According to the Commission’s 113-page decision, her tenure was marked by “significant administrative challenges and a failure to meet the professional standards expected of the office.” The commission accused Bowden-Lewis of creating a hostile working environment by raising baseless discrimination allegations. Specific allegations against Bowden-Lewis included improper management practices, lack of transparency, and failure to address staff grievances adequately. Upon the hearing, the commission panel unanimously found that fifteen of the sixteen charges were substantiated. The panel ruled that Bowden-Lewis “demonstrated inability or unwillingness to acknowledge the impropriety of her conduct”, stating removal was necessary despite her “long laudatory service” as a public defender.
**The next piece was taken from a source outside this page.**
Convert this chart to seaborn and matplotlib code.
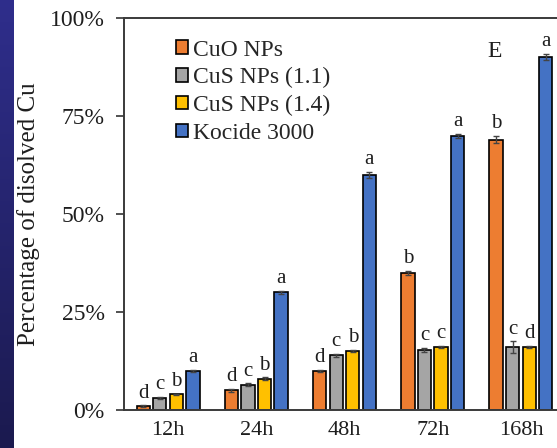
import numpy as np
import pandas as pd
import matplotlib
matplotlib.use("Agg")
import matplotlib.pyplot as plt
from matplotlib.ticker import PercentFormatter
from matplotlib.colors import LinearSegmentedColormap
import seaborn as sns

# Dissolved Cu (%) per time point for each copper material
times = ["12h", "24h", "48h", "72h", "168h"]
series = ["CuO NPs", "CuS NPs (1.1)", "CuS NPs (1.4)", "Kocide 3000"]
cuo = [1.0, 5.0, 10.0, 35.0, 69.0]
cus_11 = [3.0, 6.5, 14.0, 15.3, 16.0]
cus_14 = [4.0, 8.0, 15.0, 16.0, 16.0]
kocide = [10.0, 30.0, 60.0, 70.0, 90.0]

# standard deviations (%)
cuo_sd = [0.2, 0.3, 0.3, 0.5, 1.0]
cus_11_sd = [0.3, 0.3, 0.4, 0.5, 1.5]
cus_14_sd = [0.2, 0.3, 0.3, 0.3, 0.3]
kocide_sd = [0.3, 0.4, 0.8, 0.5, 0.8]

# significance letters
cuo_sig = ["d", "d", "d", "b", "b"]
cus_11_sig = ["c", "c", "c", "c", "c"]
cus_14_sig = ["b", "b", "b", "c", "d"]
kocide_sig = ["a", "a", "a", "a", "a"]

colors = ["#ED7D31", "#A5A5A5", "#FFC000", "#4472C4"]

values = [cuo, cus_11, cus_14, kocide]
sds = [cuo_sd, cus_11_sd, cus_14_sd, kocide_sd]
sigs = [cuo_sig, cus_11_sig, cus_14_sig, kocide_sig]

df = pd.DataFrame(
    [(t, s, v / 100.0) for s, vals in zip(series, values) for t, v in zip(times, vals)],
    columns=["time", "material", "dissolved"],
)

sns.set_theme(style="white")
plt.rcParams["font.family"] = ["Liberation Serif", "DejaVu Serif"]

fig = plt.figure(figsize=(5.57, 4.48), dpi=100)
fig.patch.set_facecolor("white")

# dark gradient strip at the left edge
strip = fig.add_axes([0, 0, 14 / 557, 1])
grad = np.linspace(0, 1, 256).reshape(-1, 1)
cmap = LinearSegmentedColormap.from_list("strip", ["#2f2e8c", "#1b1a4f"])
strip.imshow(grad, aspect="auto", cmap=cmap, extent=[0, 1, 0, 1], origin="upper")
strip.set_axis_off()

ax = fig.add_axes([124 / 557, 38 / 448, 441 / 557, 392 / 448])

sns.barplot(
    data=df, x="time", y="dissolved", hue="material",
    order=times, hue_order=series, palette=colors, saturation=1,
    width=0.75, gap=0.2, edgecolor="black", linewidth=1.2,
    errorbar=None, ax=ax,
)

for cont, sd, sig in zip(ax.containers, sds, sigs):
    for bar, e, lab in zip(cont, sd, sig):
        cx = bar.get_x() + bar.get_width() / 2
        top = bar.get_height()
        ax.errorbar(cx, top, yerr=e / 100.0, fmt="none", ecolor="#444444",
                    elinewidth=1.0, capsize=2.5, capthick=1.0, zorder=3)
        ax.annotate(lab, (cx, top + e / 100.0), xytext=(0, 2),
                    textcoords="offset points", ha="center", va="bottom",
                    fontsize=15, color="#1e1e1e")

ax.set_xlim(-0.5, 4.5)
ax.set_ylim(0, 1.0)
ax.yaxis.set_major_formatter(PercentFormatter(1.0, decimals=0))
ax.set_yticks([0, 0.25, 0.5, 0.75, 1.0])
ax.tick_params(axis="y", left=True, length=6, width=1.2, color="#333333",
               pad=8, labelsize=17, labelcolor="#1e1e1e")
ax.tick_params(axis="x", bottom=False, length=0, pad=8, labelsize=16,
               labelcolor="#1e1e1e")
ax.set_xlabel("")
ax.set_ylabel("Percentage of disolved Cu", fontsize=18, color="#1e1e1e")
ax.yaxis.set_label_coords(-0.19, 0.5)

for side in ["left", "top", "bottom", "right"]:
    ax.spines[side].set_visible(True)
    ax.spines[side].set_color("#3a3a3a")
    ax.spines[side].set_linewidth(1.4)

ax.text(0.841, 0.915, "E", transform=ax.transAxes, ha="center", va="center",
        fontsize=17, color="#1e1e1e")

sns.move_legend(
    ax, "upper left", bbox_to_anchor=(0.118, 0.945), title=None,
    frameon=False, fontsize=17, handlelength=0.5, handleheight=0.5,
    handletextpad=0.2, labelspacing=0.28, borderpad=0, borderaxespad=0,
)

fig.savefig("out.png", dpi=100, facecolor="white")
Bowden-Lewis was appointed in June 2022 to great acclaim, but her relationship with the Commission quickly soured as she began challenging its authority. In a March 6, 2023 letter, Bowden-Lewis’s lawyer accused the Commission of “hyper-scrutinizing and undermining her decisions” as a “pretext for discrimination.” According to the decision, all but one member of the then-Commission resigned after Bowden-Lewis accused them of racial discrimination. A new Commission was appointed but the concerns continued. The letter also revealed that two separate investigations had been initiated against Bowden-Lewis.

At an April 2024 hearing, Bowden-Lewis denied 16 misconduct allegations against her. Her attorney Thomas Bucci indicated they will challenge the firing decision, possibly in federal court or through complaints with the Connecticut Commission on Human Rights. The public defender’s union, which voted no confidence in Bowden-Lewis 121-9 in February 2024, supported the Commission’s decision.

Also in a letter dated May 23, the National Legal Aid & Defender Association and National Association for Public Defense expressed their concerns about the proceedings and urged adherence to principles of defender independence. The letter stated that “Chief Bowden-Lewis’s effort to promote racial equity, inclusion, and community engagement should be applauded by the Commission, not used as a basis for discipline.” It further emphasizes that the commission should take into account the role implicit and explicit racial bias may have played in the matter before handing down its ruling. The associations also argued that “[r]ecent efforts by the Commission to limit Chief Bowden-Lewis’s authority to make personnel decisions and control the operations of public defender services are inconsistent with ABA principles and national standards.”